Logan County seeks highway maintenance specialist for Sterling East crew
A $53,400 state road job on the Sterling East crew puts snowplowing, guardrail repair and emergency response at the center of Logan County's highway safety.

A Highway Maintenance Specialist job on the Sterling East crew starts at $53,400 a year, with overtime available, and it comes with the kind of work Logan County drivers notice fast: snowplowing, heavy-equipment operation, guardrail repairs and emergency response.
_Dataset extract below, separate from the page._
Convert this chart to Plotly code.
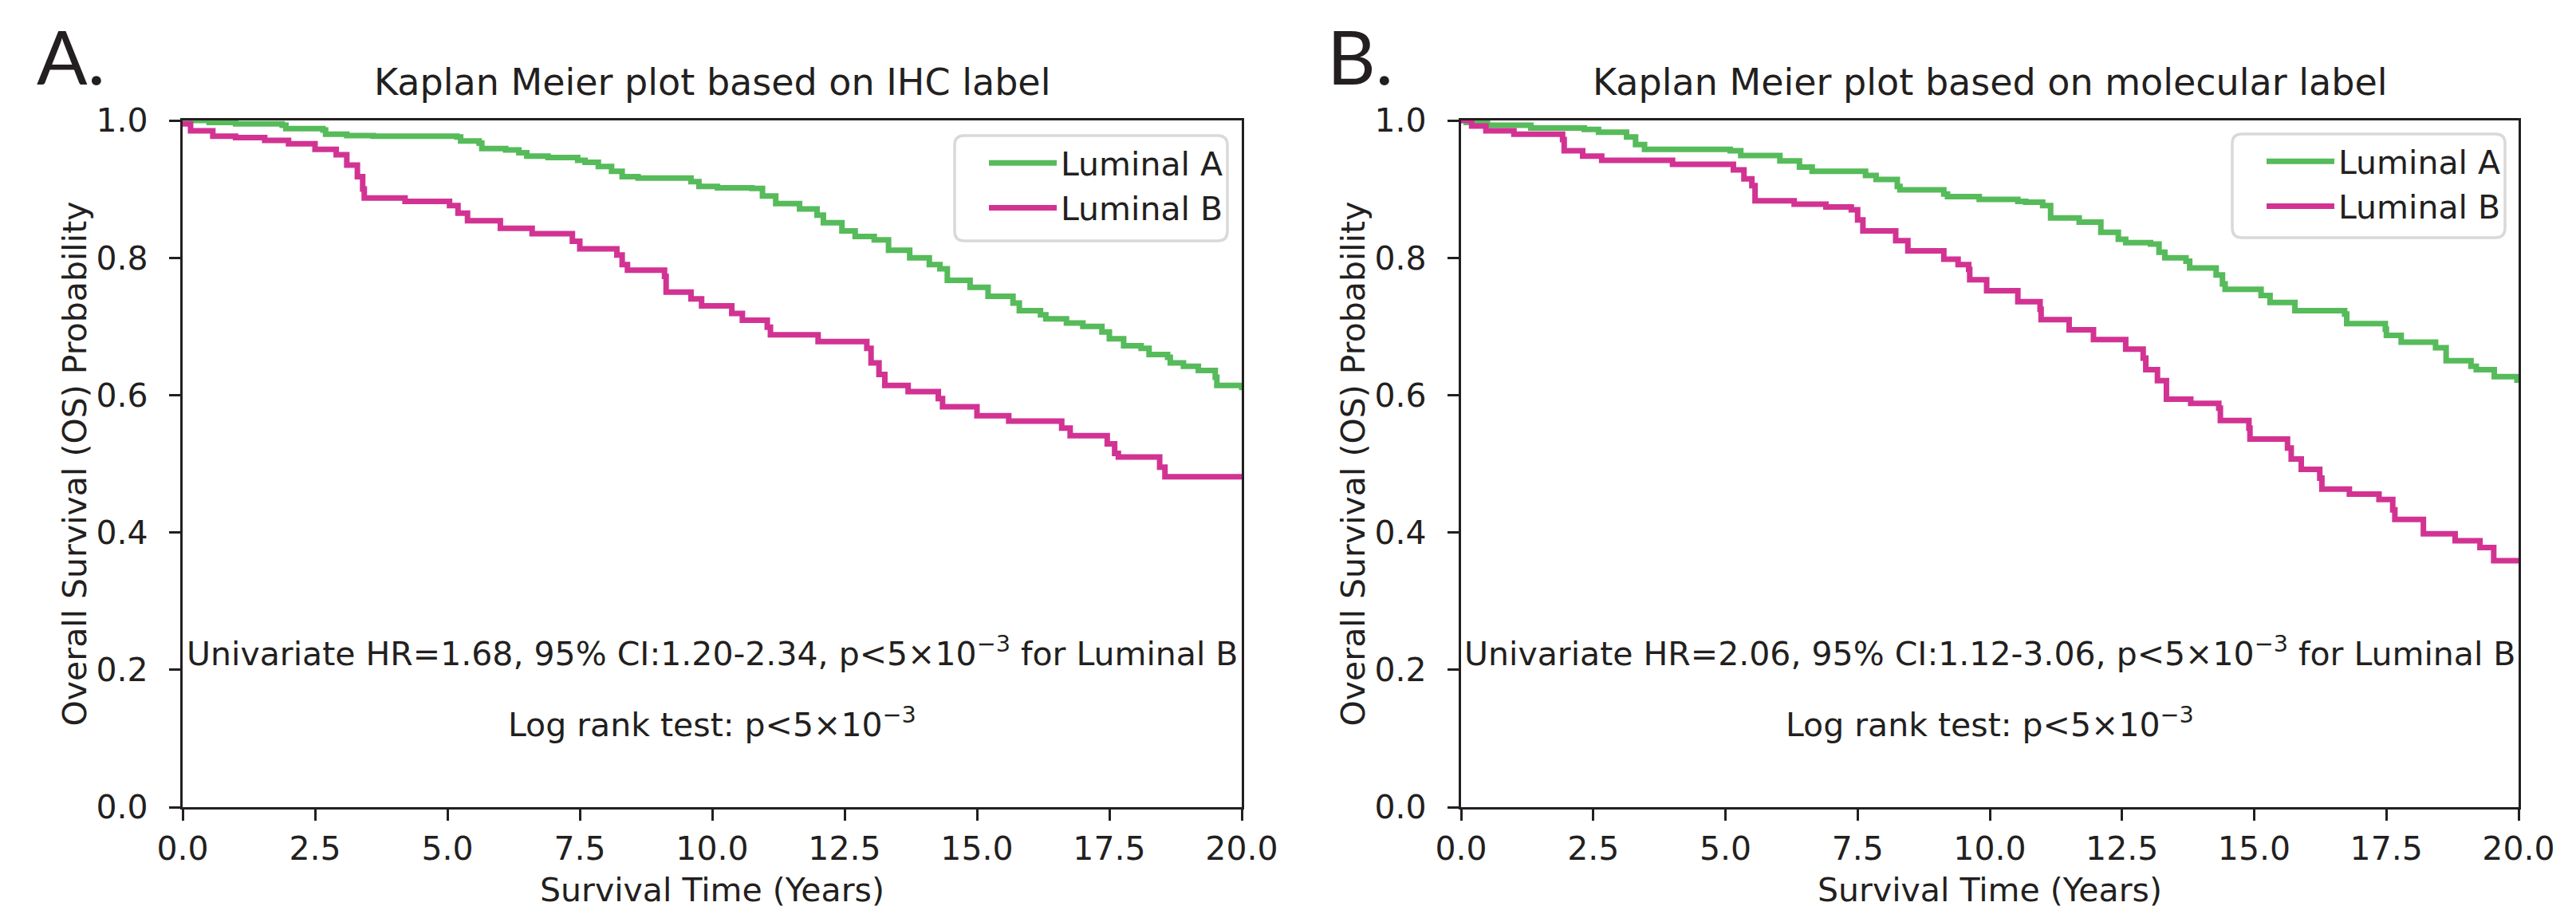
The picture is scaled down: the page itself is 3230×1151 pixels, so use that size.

The opening, with the State of Colorado, also requires a Class A or B CDL and includes strong benefits, paid training and a four-day summer workweek. That mix makes the post more than a basic employment notice. It is a front-line public works job tied directly to whether roads around Sterling stay open, visible and safe when weather turns or hazards appear.
Colorado Department of Transportation describes its maintenance crews as the people who handle snow-and-ice operations, heavy construction, landscaping and other work under hazardous, high-volume traffic conditions. Statewide, CDOT says it maintains 23,000 miles of roadway, and its maintenance career path includes traffic control, traffic incident management, winter maintenance operations, heavy equipment operation, pavement repair and emergency response. In a county where long rural stretches can be hit hard by blowing snow, crashes or roadside damage, those duties can shape commute times and freight movement as much as any paving project.
The workload in and around Sterling has been real, not theoretical. CDOT announced a nine-mile resurfacing and widening project on Colorado Highway 61 east of Sterling beginning May 6, 2024, with completion expected in November. In March 2026, the agency said another project was underway on US Highway 6 between Sterling and Atwood, covering Mile Point 398 to 405 and including resurfacing, bridge replacement and roadway improvements. Those projects point to a transportation system that needs steady maintenance crews, not just seasonal help.

CDOT says it has built a training pipeline to fill those jobs, including a CDL Training Academy with classroom and behind-the-wheel instruction. The agency also says it provides free CDL training for employees such as snowplow drivers and heavy equipment operators, and a 2022 announcement said its highway maintainer apprenticeship is a two-year paid mentorship that leads to a CDL and Highway Maintenance Specialist qualification.
For Logan County, the Sterling East opening signals more than one hiring need. It reflects the pressure on a rural road system that depends on trained workers to clear snow, fix damage and keep traffic moving from one end of the county to the other.